- AVAILABLE DATA -
========
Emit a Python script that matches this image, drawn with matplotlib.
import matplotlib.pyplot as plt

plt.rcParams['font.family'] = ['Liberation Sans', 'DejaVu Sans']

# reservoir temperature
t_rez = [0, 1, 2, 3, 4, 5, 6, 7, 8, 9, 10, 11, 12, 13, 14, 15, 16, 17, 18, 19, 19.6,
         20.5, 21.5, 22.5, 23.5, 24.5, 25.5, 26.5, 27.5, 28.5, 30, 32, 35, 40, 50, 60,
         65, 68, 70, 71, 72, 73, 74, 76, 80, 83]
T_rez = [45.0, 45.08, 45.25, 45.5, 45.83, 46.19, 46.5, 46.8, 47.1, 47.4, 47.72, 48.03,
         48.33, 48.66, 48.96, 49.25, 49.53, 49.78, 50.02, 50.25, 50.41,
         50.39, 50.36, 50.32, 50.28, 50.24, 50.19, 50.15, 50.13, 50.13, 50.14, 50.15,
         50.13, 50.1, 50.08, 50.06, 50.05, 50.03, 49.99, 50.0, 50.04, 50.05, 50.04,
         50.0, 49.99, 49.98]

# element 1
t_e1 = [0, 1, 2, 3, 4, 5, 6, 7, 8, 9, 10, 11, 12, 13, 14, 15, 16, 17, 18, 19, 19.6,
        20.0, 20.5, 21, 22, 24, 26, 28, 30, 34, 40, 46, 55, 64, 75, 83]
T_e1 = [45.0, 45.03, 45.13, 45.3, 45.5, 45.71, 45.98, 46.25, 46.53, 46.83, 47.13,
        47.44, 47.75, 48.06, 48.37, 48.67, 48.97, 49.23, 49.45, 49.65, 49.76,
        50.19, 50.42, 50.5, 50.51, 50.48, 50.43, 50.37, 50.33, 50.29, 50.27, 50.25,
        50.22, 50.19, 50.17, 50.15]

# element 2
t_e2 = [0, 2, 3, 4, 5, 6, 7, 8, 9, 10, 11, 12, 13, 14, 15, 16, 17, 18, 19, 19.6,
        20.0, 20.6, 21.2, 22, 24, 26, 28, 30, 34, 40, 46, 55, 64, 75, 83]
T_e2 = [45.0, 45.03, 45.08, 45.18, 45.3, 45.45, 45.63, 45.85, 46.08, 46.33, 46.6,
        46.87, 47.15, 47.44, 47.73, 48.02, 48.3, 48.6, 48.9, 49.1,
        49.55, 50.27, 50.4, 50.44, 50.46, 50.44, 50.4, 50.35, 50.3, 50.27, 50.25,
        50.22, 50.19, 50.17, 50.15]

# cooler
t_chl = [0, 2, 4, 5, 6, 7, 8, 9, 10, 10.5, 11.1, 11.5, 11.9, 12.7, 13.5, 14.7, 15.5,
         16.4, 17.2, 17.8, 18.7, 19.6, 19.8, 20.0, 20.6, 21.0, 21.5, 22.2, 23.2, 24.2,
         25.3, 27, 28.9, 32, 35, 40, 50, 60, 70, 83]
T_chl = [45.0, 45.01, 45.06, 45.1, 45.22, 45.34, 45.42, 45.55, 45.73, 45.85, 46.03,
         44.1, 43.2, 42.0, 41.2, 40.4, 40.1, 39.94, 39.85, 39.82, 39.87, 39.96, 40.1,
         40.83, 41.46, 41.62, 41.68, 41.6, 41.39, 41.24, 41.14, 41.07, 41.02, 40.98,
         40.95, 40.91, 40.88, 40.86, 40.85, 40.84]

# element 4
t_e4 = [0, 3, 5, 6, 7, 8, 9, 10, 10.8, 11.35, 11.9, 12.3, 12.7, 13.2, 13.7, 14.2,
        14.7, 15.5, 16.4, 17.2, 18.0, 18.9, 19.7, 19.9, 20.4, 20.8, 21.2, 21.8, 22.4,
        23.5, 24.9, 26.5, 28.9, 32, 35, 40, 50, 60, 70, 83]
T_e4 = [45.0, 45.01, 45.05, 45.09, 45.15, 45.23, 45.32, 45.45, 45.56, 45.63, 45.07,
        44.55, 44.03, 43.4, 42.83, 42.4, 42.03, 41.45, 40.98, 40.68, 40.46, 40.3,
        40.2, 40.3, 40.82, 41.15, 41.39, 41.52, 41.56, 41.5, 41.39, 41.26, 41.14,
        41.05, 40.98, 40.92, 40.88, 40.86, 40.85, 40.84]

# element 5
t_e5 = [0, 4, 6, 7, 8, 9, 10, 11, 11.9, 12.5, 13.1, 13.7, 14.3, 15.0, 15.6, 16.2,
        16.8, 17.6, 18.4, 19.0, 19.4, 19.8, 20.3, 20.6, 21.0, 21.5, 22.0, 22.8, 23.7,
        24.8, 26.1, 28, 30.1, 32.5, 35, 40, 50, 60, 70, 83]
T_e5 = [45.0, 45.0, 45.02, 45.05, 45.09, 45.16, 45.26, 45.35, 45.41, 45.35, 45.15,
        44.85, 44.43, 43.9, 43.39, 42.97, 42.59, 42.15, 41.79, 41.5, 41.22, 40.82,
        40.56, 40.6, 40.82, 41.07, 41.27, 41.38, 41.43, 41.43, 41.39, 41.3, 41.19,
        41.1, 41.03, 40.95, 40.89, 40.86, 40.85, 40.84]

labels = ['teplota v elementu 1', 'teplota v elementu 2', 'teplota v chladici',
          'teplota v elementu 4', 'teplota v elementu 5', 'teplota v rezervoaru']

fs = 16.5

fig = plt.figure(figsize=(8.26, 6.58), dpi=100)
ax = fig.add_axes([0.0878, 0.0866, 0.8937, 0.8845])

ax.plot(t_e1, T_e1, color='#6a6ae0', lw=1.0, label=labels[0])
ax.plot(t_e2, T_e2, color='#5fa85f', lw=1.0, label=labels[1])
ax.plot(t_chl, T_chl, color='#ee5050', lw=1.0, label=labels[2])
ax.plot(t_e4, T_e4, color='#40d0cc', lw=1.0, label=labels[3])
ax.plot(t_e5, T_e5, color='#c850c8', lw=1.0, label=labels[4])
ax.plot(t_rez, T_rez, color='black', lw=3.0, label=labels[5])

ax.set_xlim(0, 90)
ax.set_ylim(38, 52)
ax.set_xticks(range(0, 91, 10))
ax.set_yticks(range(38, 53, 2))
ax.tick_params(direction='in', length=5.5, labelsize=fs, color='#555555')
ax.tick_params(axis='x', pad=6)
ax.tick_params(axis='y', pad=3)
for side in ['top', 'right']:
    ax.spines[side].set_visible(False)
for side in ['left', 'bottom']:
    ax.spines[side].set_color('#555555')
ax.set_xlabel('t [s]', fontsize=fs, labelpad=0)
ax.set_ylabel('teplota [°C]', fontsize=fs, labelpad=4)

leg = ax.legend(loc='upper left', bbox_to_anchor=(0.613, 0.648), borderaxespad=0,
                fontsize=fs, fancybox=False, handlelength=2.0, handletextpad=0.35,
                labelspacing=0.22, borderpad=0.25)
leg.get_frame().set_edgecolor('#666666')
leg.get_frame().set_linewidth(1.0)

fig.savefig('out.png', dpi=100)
========
- PROBLEM -
Within the listing above, find every line containing the string "matplotlib" and return it.

- TASK RESULT -
Emit a Python script that matches this image, drawn with matplotlib.
import matplotlib.pyplot as plt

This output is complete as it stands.